## start

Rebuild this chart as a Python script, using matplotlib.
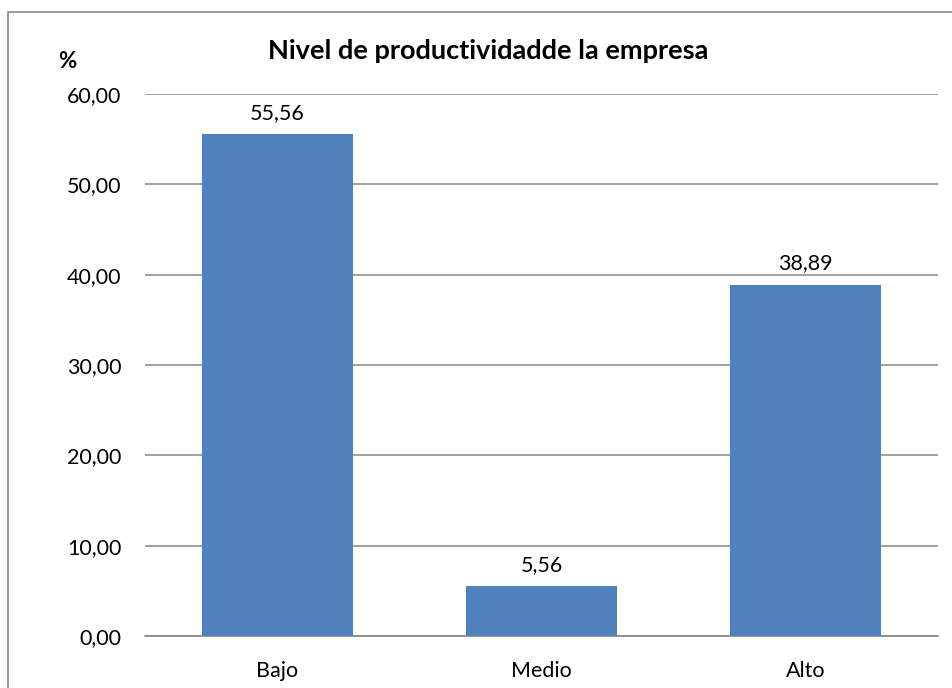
import matplotlib.pyplot as plt
from matplotlib.patches import Rectangle

categories = ["Bajo", "Medio", "Alto"]
values = [55.56, 5.56, 38.89]
yticks = [0, 10, 20, 30, 40, 50, 60]

plt.rcParams['font.family'] = ['Lato', 'DejaVu Sans']

fig = plt.figure(figsize=(9.53, 6.88), dpi=100)
ax = fig.add_axes([145 / 953, 1 - 636 / 688, (938 - 145) / 953, (636 - 94) / 688])

# outer chart frame (Excel style)
fig.patches.append(Rectangle((8 / 953, -0.1), 1.2, 1 - 12 / 688 + 0.1,
                             transform=fig.transFigure, fill=False,
                             edgecolor="#898989", linewidth=1.2))

x = range(len(categories))
bars = ax.bar(x, values, width=0.57, color="#4F81BD", zorder=3)

for b, v in zip(bars, values):
    ax.annotate(f"{v:.2f}".replace(".", ","), (b.get_x() + b.get_width() / 2, v),
                xytext=(0, 8), textcoords="offset points",
                ha="center", va="bottom", fontsize=15.5)

ax.set_xlim(-0.5, 2.5)
ax.set_ylim(0, 60)
ax.set_yticks(yticks)
ax.set_yticklabels([f"{t:.2f}".replace(".", ",") for t in yticks], fontsize=15.5)
ax.set_xticks(list(x))
ax.set_xticklabels(categories, fontsize=15.5)
ax.tick_params(axis="y", length=0, pad=17)
ax.tick_params(axis="x", length=0, pad=18)
ax.yaxis.grid(True, color="#868686", linewidth=1.1, zorder=0)

for s in ["left", "right", "top"]:
    ax.spines[s].set_visible(False)
ax.spines["bottom"].set_color("#868686")
ax.spines["bottom"].set_linewidth(1.2)

fig.text(488 / 953, 1 - 51 / 688, "Nivel de productividadde la empresa",
         ha="center", va="center", fontsize=19.5, fontweight="bold")
fig.text(67 / 953, 1 - 61 / 688, "%", ha="center", va="center",
         fontsize=16, fontweight="bold")

fig.savefig("out.png", dpi=100)
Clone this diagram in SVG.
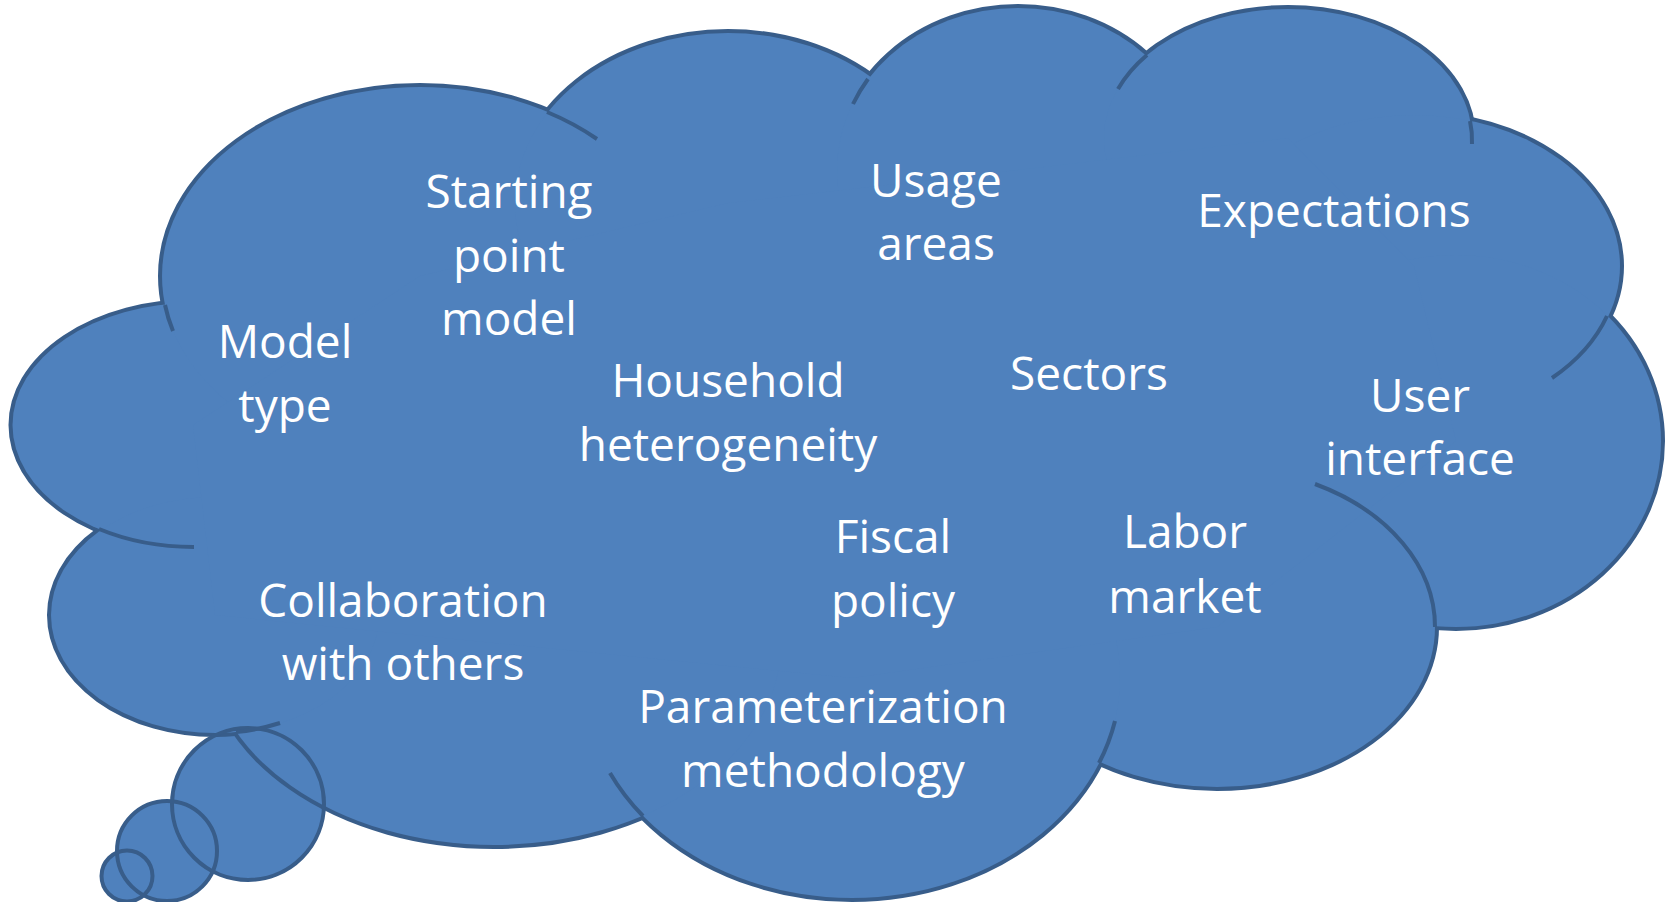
<svg xmlns="http://www.w3.org/2000/svg" xmlns:xlink="http://www.w3.org/1999/xlink" width="1667" height="902" viewBox="0 0 1667 902">
<style>
.lobe-line{fill:none;stroke:#385D8A;stroke-width:8}
.lobe-fill{fill:#4F81BD;stroke:none}
.bubble-fill{fill:#4F81BD;stroke:none}
.bubble-line{fill:none;stroke:#385D8A;stroke-width:4}
.edge{fill:none;stroke:#385D8A;stroke-width:4}
.lbl{font-family:"Open Sans","Liberation Sans",sans-serif;font-size:46px;fill:#FFFFFF;text-anchor:middle}
</style>
<defs>
<g id="lobes">
<ellipse cx="193.5" cy="425" rx="181" ry="122"/>
<ellipse cx="420" cy="276" rx="258" ry="189"/>
<ellipse cx="728" cy="203" rx="213" ry="170"/>
<ellipse cx="1018" cy="170" rx="181" ry="162"/>
<ellipse cx="1288" cy="138" rx="184" ry="129"/>
<ellipse cx="1414" cy="266" rx="206" ry="151"/>
<ellipse cx="1456" cy="441" rx="205" ry="186"/>
<ellipse cx="1217" cy="627" rx="218" ry="160"/>
<ellipse cx="852" cy="678" rx="268" ry="220"/>
<ellipse cx="494" cy="643" rx="287" ry="202"/>
<ellipse cx="215" cy="615" rx="164" ry="118"/>
</g>
<g id="bubbles">
<circle cx="248" cy="804" r="76"/>
<circle cx="167" cy="851" r="50"/>
<circle cx="127" cy="876" r="25.5"/>
</g>
</defs>
<g id="cloud">
<use href="#bubbles" xlink:href="#bubbles" class="bubble-fill"/>
<use href="#lobes" xlink:href="#lobes" class="lobe-line"/>
<use href="#lobes" xlink:href="#lobes" class="lobe-fill"/>
<polygon class="lobe-fill" points="193,425 420,276 728,203 1018,170 1288,138 1414,266 1456,441 1217,627 852,678 494,643 215,615"/>
<use href="#bubbles" xlink:href="#bubbles" class="bubble-line"/>
<path class="edge" d="M165 305 A258 189 0 0 0 173 331"/>
<path class="edge" d="M547 112 A258 189 0 0 1 597 139"/>
<path class="edge" d="M868 79 A181 162 0 0 0 853 104"/>
<path class="edge" d="M1147 55 A184 129 0 0 0 1118 89"/>
<path class="edge" d="M1470 121 A184 129 0 0 1 1472 144"/>
<path class="edge" d="M1607 316 A206 151 0 0 1 1552 378"/>
<path class="edge" d="M1315 484 A218 160 0 0 1 1435 627"/>
<path class="edge" d="M1099 763 A268 220 0 0 0 1115 721"/>
<path class="edge" d="M643 816 A268 220 0 0 1 610 773"/>
<path class="edge" d="M236 732 A164 118 0 0 0 280 723"/>
<path class="edge" d="M99 529 A181 122 0 0 0 194 547"/>
</g>
<g id="label-starting-point-model"><text class="lbl" x="509" y="208">Starting</text><text class="lbl" x="509" y="272">point</text><text class="lbl" x="509" y="335">model</text></g>
<g id="label-model-type"><text class="lbl" x="285" y="358">Model</text><text class="lbl" x="285" y="422">type</text></g>
<g id="label-household"><text class="lbl" x="728" y="397">Household</text><text class="lbl" x="728" y="461">heterogeneity</text></g>
<g id="label-usage-areas"><text class="lbl" x="936" y="197">Usage</text><text class="lbl" x="936" y="260">areas</text></g>
<g id="label-expectations"><text class="lbl" x="1334" y="227">Expectations</text></g>
<g id="label-sectors"><text class="lbl" x="1089" y="390">Sectors</text></g>
<g id="label-user-interface"><text class="lbl" x="1420" y="412">User</text><text class="lbl" x="1420" y="475">interface</text></g>
<g id="label-fiscal-policy"><text class="lbl" x="893" y="553">Fiscal</text><text class="lbl" x="893" y="617">policy</text></g>
<g id="label-labor-market"><text class="lbl" x="1185" y="548">Labor</text><text class="lbl" x="1185" y="613">market</text></g>
<g id="label-collaboration"><text class="lbl" x="403" y="617">Collaboration</text><text class="lbl" x="403" y="680">with others</text></g>
<g id="label-parameterization"><text class="lbl" x="823" y="723">Parameterization</text><text class="lbl" x="823" y="787">methodology</text></g>
</svg>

## end

*TASK BRIEF*: Collect from the data above every line that includes "matplotlib".

*WRITTEN RESPONSE*:
Rebuild this chart as a Python script, using matplotlib.
import matplotlib.pyplot as plt
from matplotlib.patches import Rectangle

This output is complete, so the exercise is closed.